In short the answer to your question is YES.
If your wheel speed sensor (WSS) is tripping the ABS system into fault intermittently than it is just barely on the edge of the system spec...meaning that it can also cause faulty wheel slip signal to your modulator when its not needed, which will release/reduce brake line pressure when its unexpected....seemingly when your are hard at braking......
You'll need to find which WSS it is, you can measure the resistance of all four sensors from the sensor harness coupler, usually all that are ok will roughly be the same resistance and that one that isn't will surely be different.
Hope that helps http://****************.com/smile/emthup.gif


----------



## filmnoire (Sep 11, 2009)

*Re: Can Bad Wheel Speed Sensors Cause Loss of Pedal? (GTijoejoe)*

Hey, thanks Joe. You were the only person to weigh in on this one. http://****************.com/smile/emthup.gif I'll have to see if I can find a meter somewhere.
Much appreciated! http://****************.com/smile/emthup.gif


----------



## filmnoire (Sep 11, 2009)

*Re: Can Bad Wheel Speed Sensors Cause Loss of Pedal? (GTijoejoe)*

That definitely helps. Just picked up a meter and am ready to test the WSS's. Shouldn't I be testing across the contacts on the individual sensors themselves though, instead of the harness? Also, I assume the key needs to be in the "ON" position for current to flow through? Sorry, I'm just finally learning to use a meter after all these years. Can't believe I waited so long!








Thanks, bud.


----------



## filmnoire (Sep 11, 2009)

*Re: Can Bad Wheel Speed Sensors Cause Loss of Pedal? (filmnoire)*

Sorry, JoeJoe. I must have been out to lunch when I read this the first time. Somehow I thought you were telling me to measure the resistance up at the ABS module.

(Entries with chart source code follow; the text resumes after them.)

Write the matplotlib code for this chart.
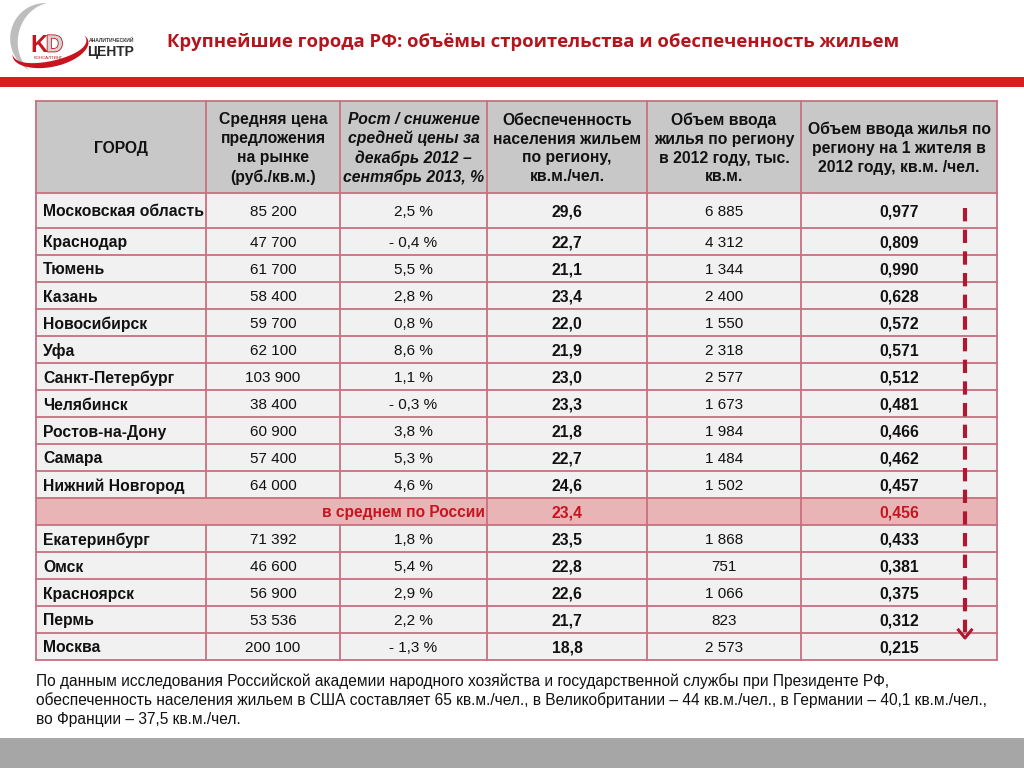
import numpy as np
import matplotlib.pyplot as plt
import matplotlib.patheffects as pe
from matplotlib.patches import Rectangle, Polygon

plt.rcParams['font.family'] = ['Liberation Sans', 'DejaVu Sans']

# данные таблицы
cities = ["Московская область", "Краснодар", "Тюмень", "Казань", "Новосибирск", "Уфа",
          "Санкт-Петербург", "Челябинск", "Ростов-на-Дону", "Самара", "Нижний Новгород",
          "в среднем по России",
          "Екатеринбург", "Омск", "Красноярск", "Пермь", "Москва"]
price = ["85 200", "47 700", "61 700", "58 400", "59 700", "62 100", "103 900", "38 400",
         "60 900", "57 400", "64 000", "", "71 392", "46 600", "56 900", "53 536", "200 100"]
price_change = ["2,5 %", "- 0,4 %", "5,5 %", "2,8 %", "0,8 %", "8,6 %", "1,1 %", "- 0,3 %",
                "3,8 %", "5,3 %", "4,6 %", "", "1,8 %", "5,4 %", "2,9 %", "2,2 %", "- 1,3 %"]
housing = ["29,6", "22,7", "21,1", "23,4", "22,0", "21,9", "23,0", "23,3", "21,8", "22,7",
           "24,6", "23,4", "23,5", "22,8", "22,6", "21,7", "18,8"]
volume = ["6 885", "4 312", "1 344", "2 400", "1 550", "2 318", "2 577", "1 673", "1 984",
          "1 484", "1 502", "", "1 868", "751", "1 066", "823", "2 573"]
per_capita = ["0,977", "0,809", "0,990", "0,628", "0,572", "0,571", "0,512", "0,481", "0,466",
              "0,462", "0,457", "0,456", "0,433", "0,381", "0,375", "0,312", "0,215"]
avg_index = 11

headers = ["ГОРОД",
           "Средняя цена\nпредложения\nна рынке\n(руб./кв.м.)",
           "Рост / снижение\nсредней цены за\nдекабрь 2012 –\nсентябрь 2013, %",
           "Обеспеченность\nнаселения жильем\nпо региону,\nкв.м./чел.",
           "Объем ввода\nжилья по региону\nв 2012 году, тыс.\nкв.м.",
           "Объем ввода жилья по\nрегиону на 1 жителя в\n2012 году, кв.м. /чел."]

title = "Крупнейшие города РФ: объёмы строительства и обеспеченность жильем"
note = ("По данным исследования Российской академии народного хозяйства и государственной службы при Президенте РФ,\n"
        "обеспеченность населения жильем в США составляет 65 кв.м./чел., в Великобритании – 44 кв.м./чел., в Германии – 40,1 кв.м./чел.,\n"
        "во Франции – 37,5 кв.м./чел.")

RED = "#c8141e"
LINE = "#c87080"


def crescent(cx, cy, a, b, t0, t1, w_max, rot=0.0):
    # полумесяц для логотипа: толщина растет к середине дуги
    t = np.radians(np.linspace(t0, t1, 80))
    w = w_max * np.sin(np.linspace(0, np.pi, 80))
    r = np.radians(rot)
    def pts(da, db):
        x = (a + da) * np.cos(t)
        y = -(b + db) * np.sin(t)
        return np.column_stack([cx + x * np.cos(r) - y * np.sin(r),
                                cy + x * np.sin(r) + y * np.cos(r)])
    outer = pts(w / 2, w / 2)
    inner = pts(-w / 2, -w / 2)
    return np.vstack([outer, inner[::-1]])


fig = plt.figure(figsize=(10.24, 7.68), dpi=100)
ax = fig.add_axes([0, 0, 1, 1])
ax.set_xlim(0, 1024)
ax.set_ylim(768, 0)
ax.axis("off")

# логотип
ax.add_patch(Polygon(crescent(50, 40, 36, 37, 95, 235, 8), color="#bdbdbd", lw=0))
ax.add_patch(Polygon(crescent(50, 48, 38, 16, 175, 378, 6, rot=-12), color=RED, lw=0))
ax.text(30, 45, "K", fontsize=17, fontweight="bold", color=RED, va="center")
ax.text(46, 45, "D", fontsize=17, fontweight="bold", color="#d4d4d4", va="center",
        path_effects=[pe.withStroke(linewidth=1.2, foreground=RED)])
ax.text(48, 58, "КОНСАЛТИНГ", fontsize=3.2, color=RED, va="center", ha="center")
ax.text(89, 40, "АНАЛИТИЧЕСКИЙ", fontsize=3.6, fontweight="bold", color="#333333", va="center")
ax.text(87, 52, "ЦЕНТР", fontsize=10, fontweight="bold", color="#2a2a2a", va="center")

# заголовок и полосы
ax.text(167, 42, title, fontsize=13.3, fontweight="bold", color="#b4141c", va="center",
        family=["Open Sans", "DejaVu Sans"])
ax.add_patch(Rectangle((0, 77), 1024, 10, color="#d42020", lw=0))
ax.add_patch(Rectangle((0, 738), 1024, 30, color="#a6a6a6", lw=0))

# геометрия таблицы
col_x = [36, 206, 340, 487, 647, 801, 997]
head_top, head_bot = 101, 193
row_y = [193, 228]
for i in range(len(cities) - 1):
    row_y.append(row_y[-1] + 27)

# фон
ax.add_patch(Rectangle((col_x[0], head_top), col_x[-1] - col_x[0], head_bot - head_top,
                       facecolor="#c8c8c8", lw=0))
for i in range(len(cities)):
    fc = "#e8b4b6" if i == avg_index else "#f1f1f1"
    ax.add_patch(Rectangle((col_x[0], row_y[i]), col_x[-1] - col_x[0], row_y[i + 1] - row_y[i],
                           facecolor=fc, lw=0))

# линии сетки
for y in [head_top, head_bot] + row_y[1:]:
    ax.plot([col_x[0], col_x[-1]], [y, y], color=LINE, lw=1.3)
for j, x in enumerate(col_x):
    if j in (1, 2):
        ax.plot([x, x], [head_top, row_y[avg_index]], color=LINE, lw=1.3)
        ax.plot([x, x], [row_y[avg_index + 1], row_y[-1]], color=LINE, lw=1.3)
    else:
        ax.plot([x, x], [head_top, row_y[-1]], color=LINE, lw=1.3)

# заголовки столбцов
for j, h in enumerate(headers):
    cx = (col_x[j] + col_x[j + 1]) / 2
    ax.text(cx, (head_top + head_bot) / 2 + 1.5, h, ha="center", va="center", fontsize=11.3,
            fontweight="bold", style="italic" if j == 2 else "normal", color="#111111",
            linespacing=1.32)

# строки
dy = 1.5
for i in range(len(cities)):
    cy = (row_y[i] + row_y[i + 1]) / 2 + dy
    if i == avg_index:
        ax.text(col_x[3] - 2, cy, cities[i], ha="right", va="center", fontsize=11.2,
                fontweight="bold", color=RED)
        ax.text((col_x[3] + col_x[4]) / 2, cy, housing[i], ha="center", va="center",
                fontsize=11.3, fontweight="bold", color=RED)
        ax.text((col_x[5] + col_x[6]) / 2, cy, per_capita[i], ha="center", va="center",
                fontsize=11.3, fontweight="bold", color=RED)
        continue
    ax.text(col_x[0] + 7, cy, cities[i], ha="left", va="center", fontsize=11.3,
            fontweight="bold", color="#111111")
    vals = [price[i], price_change[i], housing[i], volume[i], per_capita[i]]
    for k, v in enumerate(vals):
        cx = (col_x[k + 1] + col_x[k + 2]) / 2
        bold = k in (2, 4)
        ax.text(cx, cy, v, ha="center", va="center", fontsize=11.3 if bold else 11,
                fontweight="bold" if bold else "normal", color="#111111")

# пунктирная стрелка
ax.plot([965, 965], [208, 632], color="#b01830", lw=3, dashes=(3.2, 2))
ax.plot([958.5, 965, 971.5], [630, 638, 630], color="#b01830", lw=2.2)

# примечание
ax.text(36, 673, note, ha="left", va="top", fontsize=11.2, color="#111111", linespacing=1.28,
        family=["Liberation Sans Narrow", "Liberation Sans", "DejaVu Sans"])

fig.savefig("out.png", dpi=100, facecolor="white")
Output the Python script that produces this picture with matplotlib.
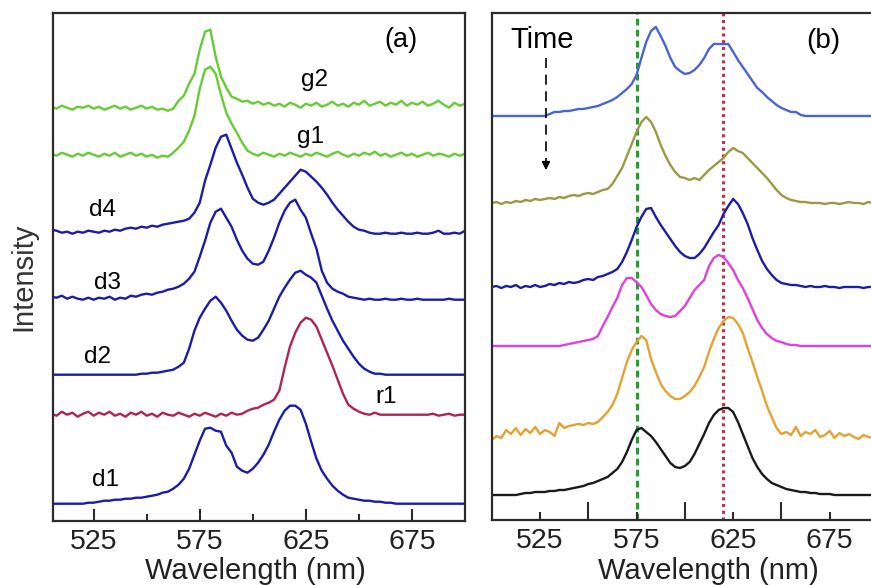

You could say I've had a lot on my mind lately.







Anyway, thanks again for chiming in on this one. I needed to know that I wasn't crazy in thinking it could be a WSS issue.







I'll check 'em. http://****************.com/smile/emthup.gif


----------



## GTijoejoe (Oct 6, 2001)

*Re: Can Bad Wheel Speed Sensors Cause Loss of Pedal? (filmnoire)*


_Quote, originally posted by *filmnoire* »_Sorry, JoeJoe. I must have been out to lunch when I read this the first time. Somehow I thought you were telling me to measure the resistance up at the ABS module.







You could say I've had a lot on my mind lately.







Anyway, thanks again for chiming in on this one. I needed to know that I wasn't crazy in thinking it could be a WSS issue.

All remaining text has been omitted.